» PROVIDED ENTRIES
☆ ☆ ☆ ☆
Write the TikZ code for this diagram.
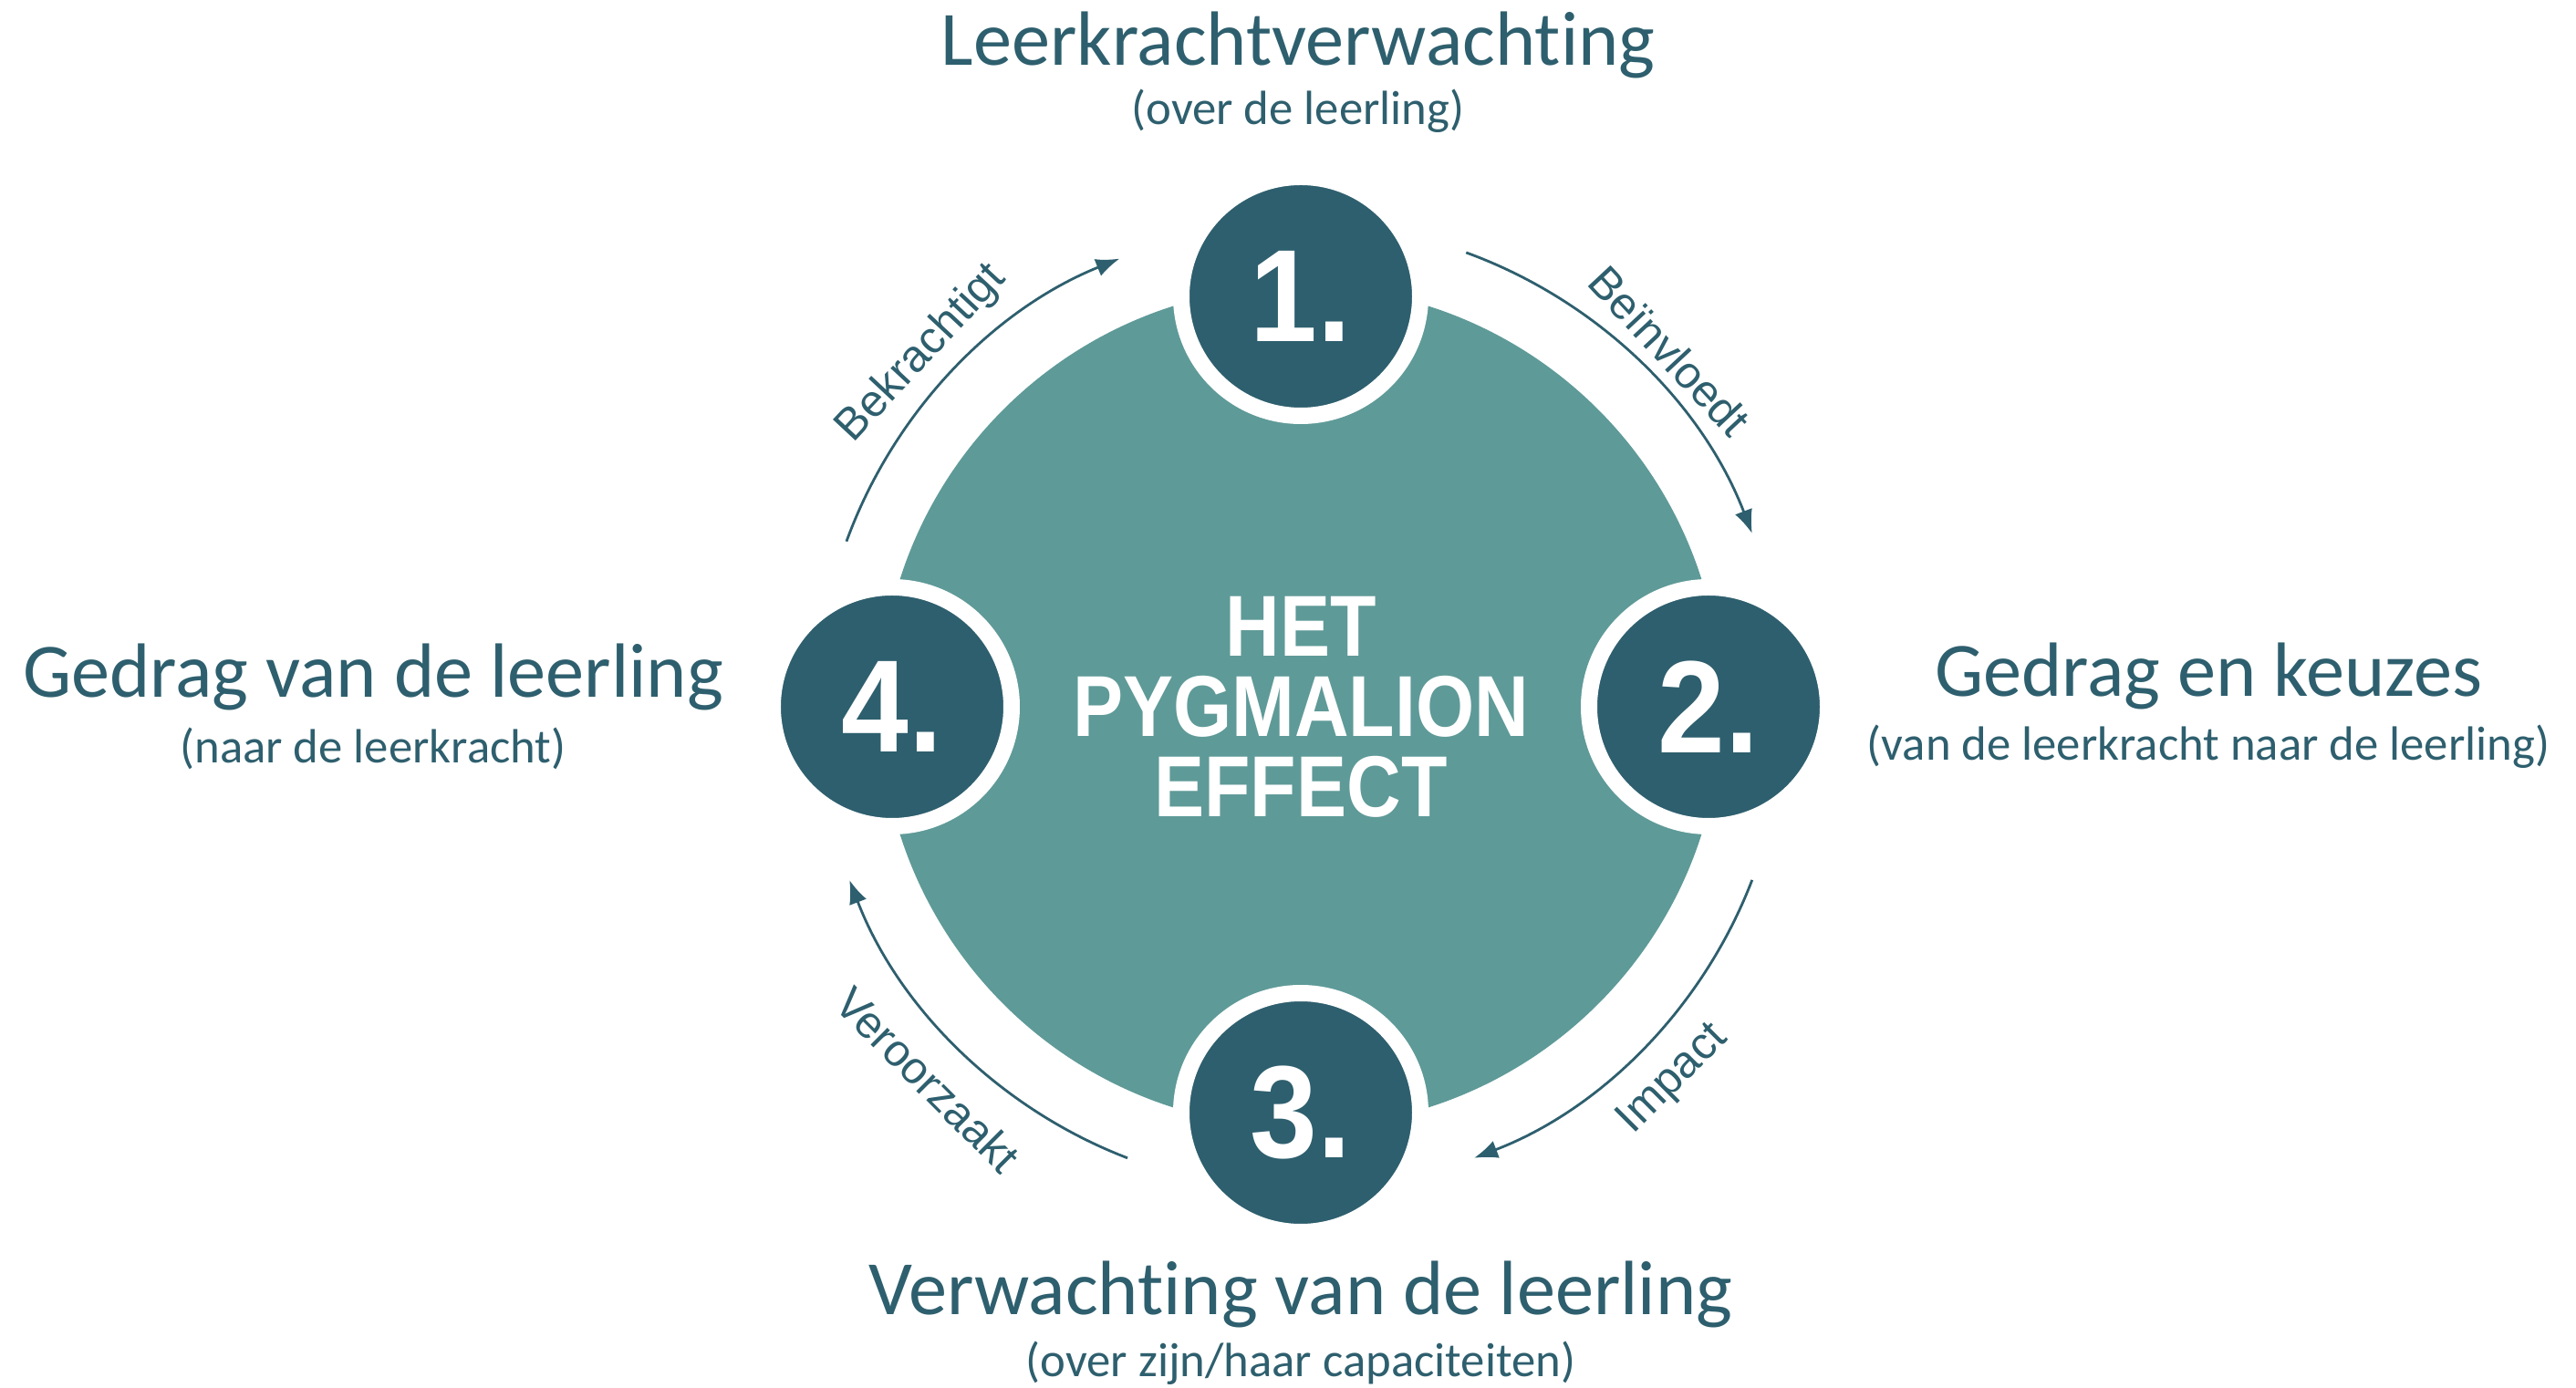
☆ ☆ ☆ ☆
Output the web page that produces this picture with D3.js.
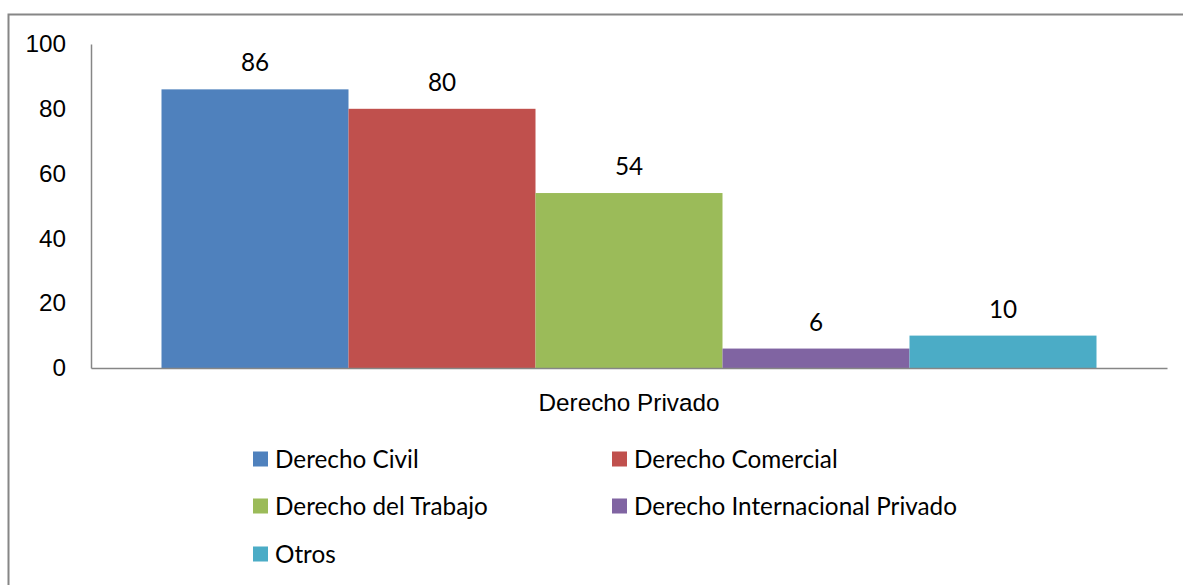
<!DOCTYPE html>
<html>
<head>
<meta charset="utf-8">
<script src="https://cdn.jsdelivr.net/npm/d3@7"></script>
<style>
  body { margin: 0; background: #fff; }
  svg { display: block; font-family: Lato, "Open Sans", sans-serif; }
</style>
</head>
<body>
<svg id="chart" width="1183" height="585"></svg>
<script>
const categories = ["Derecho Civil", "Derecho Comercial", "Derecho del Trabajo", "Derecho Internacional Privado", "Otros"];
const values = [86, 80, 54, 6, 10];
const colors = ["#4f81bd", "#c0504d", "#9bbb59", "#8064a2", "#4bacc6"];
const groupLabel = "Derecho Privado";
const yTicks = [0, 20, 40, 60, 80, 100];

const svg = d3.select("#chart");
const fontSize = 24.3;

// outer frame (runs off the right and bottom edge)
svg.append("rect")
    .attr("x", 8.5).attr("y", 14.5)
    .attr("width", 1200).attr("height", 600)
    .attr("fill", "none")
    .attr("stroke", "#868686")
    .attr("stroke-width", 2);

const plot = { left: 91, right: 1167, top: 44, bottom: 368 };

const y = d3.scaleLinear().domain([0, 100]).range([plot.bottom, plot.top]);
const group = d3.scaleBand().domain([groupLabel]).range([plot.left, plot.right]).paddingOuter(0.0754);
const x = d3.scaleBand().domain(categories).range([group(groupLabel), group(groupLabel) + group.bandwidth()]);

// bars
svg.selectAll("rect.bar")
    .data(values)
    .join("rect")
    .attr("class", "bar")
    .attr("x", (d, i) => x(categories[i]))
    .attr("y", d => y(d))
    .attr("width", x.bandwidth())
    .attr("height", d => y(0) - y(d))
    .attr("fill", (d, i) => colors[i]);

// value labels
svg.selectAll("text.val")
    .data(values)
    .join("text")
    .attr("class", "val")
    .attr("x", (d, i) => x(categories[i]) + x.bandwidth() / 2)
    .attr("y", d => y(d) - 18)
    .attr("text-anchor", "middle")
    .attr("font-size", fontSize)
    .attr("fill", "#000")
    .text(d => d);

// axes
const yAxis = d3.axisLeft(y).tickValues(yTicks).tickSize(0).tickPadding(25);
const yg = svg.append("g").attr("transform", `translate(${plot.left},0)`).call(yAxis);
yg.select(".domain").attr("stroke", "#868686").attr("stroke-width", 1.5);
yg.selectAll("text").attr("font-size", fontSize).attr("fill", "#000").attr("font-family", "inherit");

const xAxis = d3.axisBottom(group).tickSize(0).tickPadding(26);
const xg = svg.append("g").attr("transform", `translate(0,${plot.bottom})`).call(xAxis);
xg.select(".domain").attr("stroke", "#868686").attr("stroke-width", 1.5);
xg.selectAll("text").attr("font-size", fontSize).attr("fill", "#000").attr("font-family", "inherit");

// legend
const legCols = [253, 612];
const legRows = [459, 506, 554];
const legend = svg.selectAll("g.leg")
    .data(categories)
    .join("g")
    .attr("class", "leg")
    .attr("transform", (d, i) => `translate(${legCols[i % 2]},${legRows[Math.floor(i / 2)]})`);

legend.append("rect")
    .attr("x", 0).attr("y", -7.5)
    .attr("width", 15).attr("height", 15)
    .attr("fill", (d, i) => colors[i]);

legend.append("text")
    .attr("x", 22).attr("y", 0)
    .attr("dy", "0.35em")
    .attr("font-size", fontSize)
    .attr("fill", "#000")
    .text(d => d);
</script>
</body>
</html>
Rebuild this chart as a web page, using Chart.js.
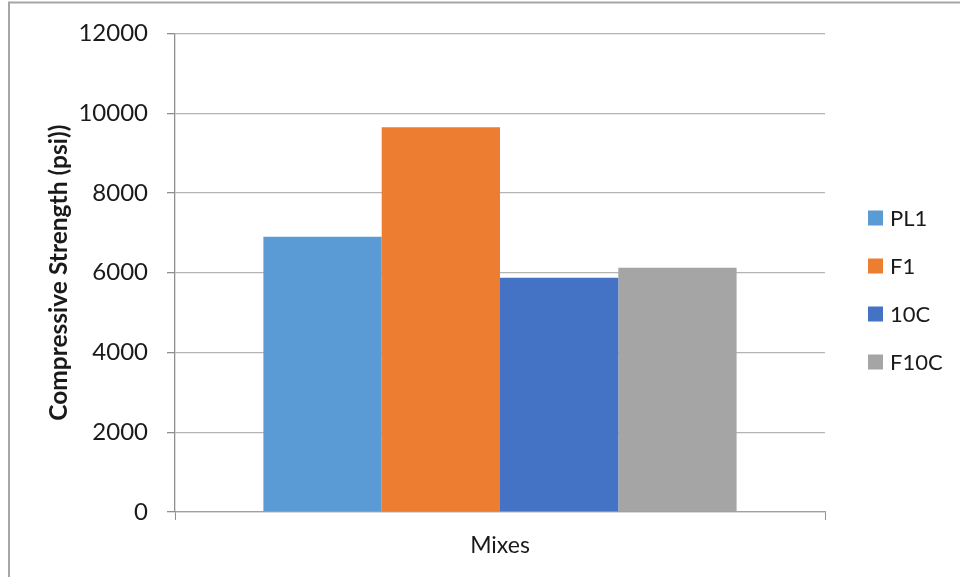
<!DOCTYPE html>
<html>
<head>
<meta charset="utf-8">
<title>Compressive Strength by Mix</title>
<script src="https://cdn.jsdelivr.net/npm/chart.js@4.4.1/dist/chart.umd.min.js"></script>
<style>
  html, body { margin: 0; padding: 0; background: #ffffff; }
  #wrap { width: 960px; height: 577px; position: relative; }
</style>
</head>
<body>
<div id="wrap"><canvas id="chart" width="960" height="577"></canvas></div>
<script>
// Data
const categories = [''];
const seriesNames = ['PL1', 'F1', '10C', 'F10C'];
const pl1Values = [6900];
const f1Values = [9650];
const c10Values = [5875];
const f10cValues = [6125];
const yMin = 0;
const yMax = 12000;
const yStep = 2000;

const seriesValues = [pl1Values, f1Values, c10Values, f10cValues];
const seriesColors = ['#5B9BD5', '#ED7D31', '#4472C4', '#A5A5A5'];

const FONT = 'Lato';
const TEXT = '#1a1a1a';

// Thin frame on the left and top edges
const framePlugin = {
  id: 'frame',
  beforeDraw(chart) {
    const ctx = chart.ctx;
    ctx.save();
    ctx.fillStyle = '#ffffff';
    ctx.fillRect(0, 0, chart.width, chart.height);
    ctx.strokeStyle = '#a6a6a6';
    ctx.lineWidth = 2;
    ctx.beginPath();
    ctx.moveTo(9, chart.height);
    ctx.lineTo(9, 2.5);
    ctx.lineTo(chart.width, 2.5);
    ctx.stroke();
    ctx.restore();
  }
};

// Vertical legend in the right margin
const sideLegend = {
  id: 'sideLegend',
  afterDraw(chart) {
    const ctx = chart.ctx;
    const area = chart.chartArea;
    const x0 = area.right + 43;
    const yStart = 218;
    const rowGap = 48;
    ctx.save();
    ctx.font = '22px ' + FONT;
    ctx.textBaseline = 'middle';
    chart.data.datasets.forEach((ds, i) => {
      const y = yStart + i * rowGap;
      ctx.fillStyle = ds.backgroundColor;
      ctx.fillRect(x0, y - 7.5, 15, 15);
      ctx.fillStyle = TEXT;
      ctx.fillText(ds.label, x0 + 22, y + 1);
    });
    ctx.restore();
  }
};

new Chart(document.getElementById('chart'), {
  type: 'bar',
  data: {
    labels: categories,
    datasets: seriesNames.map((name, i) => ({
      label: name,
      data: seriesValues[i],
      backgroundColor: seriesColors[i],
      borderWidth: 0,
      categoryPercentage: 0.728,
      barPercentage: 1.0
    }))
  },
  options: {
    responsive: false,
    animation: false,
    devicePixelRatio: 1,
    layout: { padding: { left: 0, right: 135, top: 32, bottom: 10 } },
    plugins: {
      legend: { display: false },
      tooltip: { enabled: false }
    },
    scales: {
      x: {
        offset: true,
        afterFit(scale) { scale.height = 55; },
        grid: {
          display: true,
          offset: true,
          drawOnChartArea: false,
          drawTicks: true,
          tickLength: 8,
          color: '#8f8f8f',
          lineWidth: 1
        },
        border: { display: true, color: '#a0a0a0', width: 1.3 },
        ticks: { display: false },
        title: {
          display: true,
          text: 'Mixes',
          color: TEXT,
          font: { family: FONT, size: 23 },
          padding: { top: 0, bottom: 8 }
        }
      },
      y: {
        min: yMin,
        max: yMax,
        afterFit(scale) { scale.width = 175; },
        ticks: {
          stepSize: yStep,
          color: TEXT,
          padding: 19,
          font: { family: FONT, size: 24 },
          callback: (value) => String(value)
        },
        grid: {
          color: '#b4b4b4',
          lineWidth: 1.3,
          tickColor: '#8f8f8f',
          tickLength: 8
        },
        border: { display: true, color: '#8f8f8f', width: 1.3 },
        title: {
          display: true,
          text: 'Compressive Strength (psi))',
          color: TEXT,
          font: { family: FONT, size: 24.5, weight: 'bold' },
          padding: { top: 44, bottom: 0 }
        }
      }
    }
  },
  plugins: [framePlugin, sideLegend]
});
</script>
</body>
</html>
☆ ☆ ☆ ☆
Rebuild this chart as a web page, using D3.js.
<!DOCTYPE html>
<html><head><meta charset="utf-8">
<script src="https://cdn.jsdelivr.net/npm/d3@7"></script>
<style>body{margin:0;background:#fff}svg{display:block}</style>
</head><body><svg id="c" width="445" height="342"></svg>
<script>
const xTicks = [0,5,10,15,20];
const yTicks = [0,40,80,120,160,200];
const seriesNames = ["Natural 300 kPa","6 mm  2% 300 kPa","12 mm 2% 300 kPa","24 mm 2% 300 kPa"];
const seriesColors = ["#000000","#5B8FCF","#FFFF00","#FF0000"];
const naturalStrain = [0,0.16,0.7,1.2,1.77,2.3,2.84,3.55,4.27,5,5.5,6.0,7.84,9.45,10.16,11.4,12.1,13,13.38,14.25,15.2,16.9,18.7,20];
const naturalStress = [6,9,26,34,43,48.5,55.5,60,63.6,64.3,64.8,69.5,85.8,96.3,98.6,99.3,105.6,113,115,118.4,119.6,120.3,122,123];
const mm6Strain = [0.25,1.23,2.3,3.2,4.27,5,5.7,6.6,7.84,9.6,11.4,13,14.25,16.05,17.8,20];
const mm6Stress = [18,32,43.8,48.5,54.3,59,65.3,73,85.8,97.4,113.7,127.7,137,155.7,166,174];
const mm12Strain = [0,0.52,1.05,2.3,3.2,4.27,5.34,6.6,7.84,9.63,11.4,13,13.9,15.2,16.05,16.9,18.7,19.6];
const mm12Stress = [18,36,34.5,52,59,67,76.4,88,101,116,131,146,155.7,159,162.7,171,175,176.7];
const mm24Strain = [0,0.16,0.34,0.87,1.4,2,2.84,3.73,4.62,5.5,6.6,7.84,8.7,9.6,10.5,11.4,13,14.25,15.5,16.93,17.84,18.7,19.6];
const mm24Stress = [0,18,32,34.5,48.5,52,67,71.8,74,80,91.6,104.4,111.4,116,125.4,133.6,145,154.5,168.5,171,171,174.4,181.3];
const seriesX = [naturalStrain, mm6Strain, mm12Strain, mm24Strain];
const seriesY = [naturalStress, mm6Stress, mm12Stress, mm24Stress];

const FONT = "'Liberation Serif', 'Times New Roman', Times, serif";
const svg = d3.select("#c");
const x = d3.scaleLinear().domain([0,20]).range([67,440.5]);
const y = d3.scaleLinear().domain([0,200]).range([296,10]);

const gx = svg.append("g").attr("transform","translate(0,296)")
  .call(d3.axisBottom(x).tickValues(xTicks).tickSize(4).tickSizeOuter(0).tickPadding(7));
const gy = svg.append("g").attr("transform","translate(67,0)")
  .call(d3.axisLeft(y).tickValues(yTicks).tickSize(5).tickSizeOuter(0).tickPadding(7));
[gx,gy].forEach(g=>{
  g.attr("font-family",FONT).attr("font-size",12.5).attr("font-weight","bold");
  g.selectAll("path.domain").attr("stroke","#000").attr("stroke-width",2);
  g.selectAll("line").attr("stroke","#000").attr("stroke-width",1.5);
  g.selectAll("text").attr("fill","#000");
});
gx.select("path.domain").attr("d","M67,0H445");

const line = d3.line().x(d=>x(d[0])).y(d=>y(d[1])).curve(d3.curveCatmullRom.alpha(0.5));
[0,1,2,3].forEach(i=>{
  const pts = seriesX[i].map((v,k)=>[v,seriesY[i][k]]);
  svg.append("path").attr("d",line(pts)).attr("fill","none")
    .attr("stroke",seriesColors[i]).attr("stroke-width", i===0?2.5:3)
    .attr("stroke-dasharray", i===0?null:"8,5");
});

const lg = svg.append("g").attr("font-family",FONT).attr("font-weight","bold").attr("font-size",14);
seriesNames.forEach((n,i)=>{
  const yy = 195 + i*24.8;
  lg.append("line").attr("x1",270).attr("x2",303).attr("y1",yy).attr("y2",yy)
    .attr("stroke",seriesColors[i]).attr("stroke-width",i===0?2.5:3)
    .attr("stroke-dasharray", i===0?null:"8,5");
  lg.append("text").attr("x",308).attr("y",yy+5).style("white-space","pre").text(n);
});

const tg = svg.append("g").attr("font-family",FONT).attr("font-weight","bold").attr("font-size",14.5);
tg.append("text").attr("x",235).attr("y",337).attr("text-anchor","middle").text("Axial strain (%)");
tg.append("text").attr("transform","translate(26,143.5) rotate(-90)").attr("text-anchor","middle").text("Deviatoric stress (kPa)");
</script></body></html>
☆ ☆ ☆ ☆
» DIRECTIONS
Report how many lines of the entries hold the string "Rebuild". Provide the number alone.

» THE COMPLETED TASK
2